What's missing right now is the introduction of a real focus on the at-risk population, with a different approach and strategy because those individuals will have a completely different engagement profile that requires a completely different type of program to be successful.

Q: How is technology changing the way employers design and administer their employee health benefit programs?

A: Certainly from a transparency perspective, I would say technology has provided a much more level playing field for employers and employees, a place where they can understand what's available and what the price points look like. I'd also say that the design and administration of health benefits have become a lot clearer.

From a communication perspective, it offers the opportunity for a much more personalized approach, capable of delivering information to each individual member according to their preferences and needs. That being said, one of the big challenges — even with the technology in place — is making sure that employees know what is available to them in the first place. The presence of the technology alone doesn't change that. It's a matter of leveraging better technology and making sure that communication platforms are available so employees know what's available to them.

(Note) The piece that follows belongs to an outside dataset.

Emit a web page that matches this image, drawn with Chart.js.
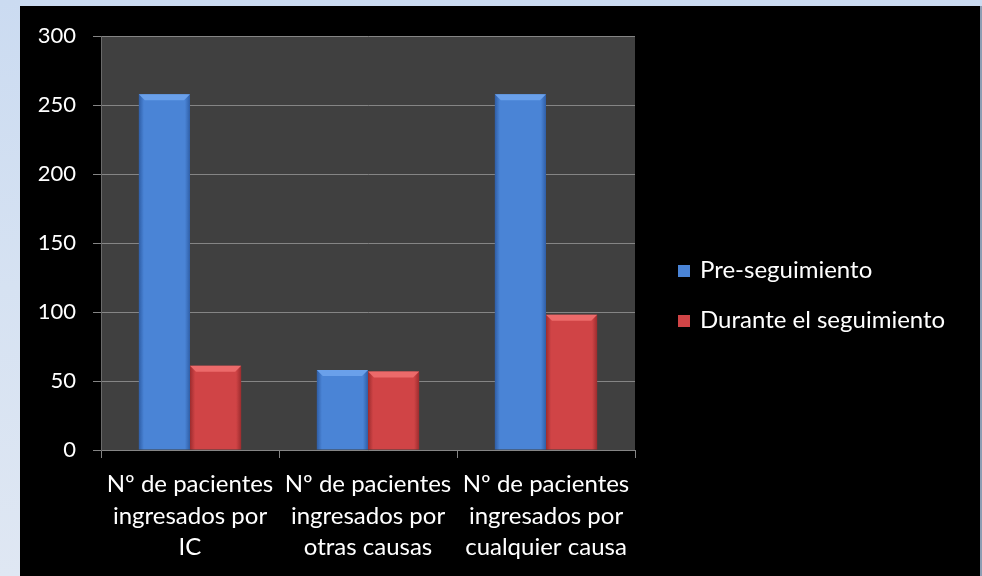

Q: What do you see as the next “frontier” for technology in the employee benefits market?

A: My bet is on personalization. I see the benefits industry moving away from a one-size-fits-all approach to the needs of employers and employees and toward a very personalized approach to each employee benefit program they sponsor. The ability to apply predictive analytics, as well as personalized marketing and construction of plans, can help us address the specific needs of the individual at the right point in time.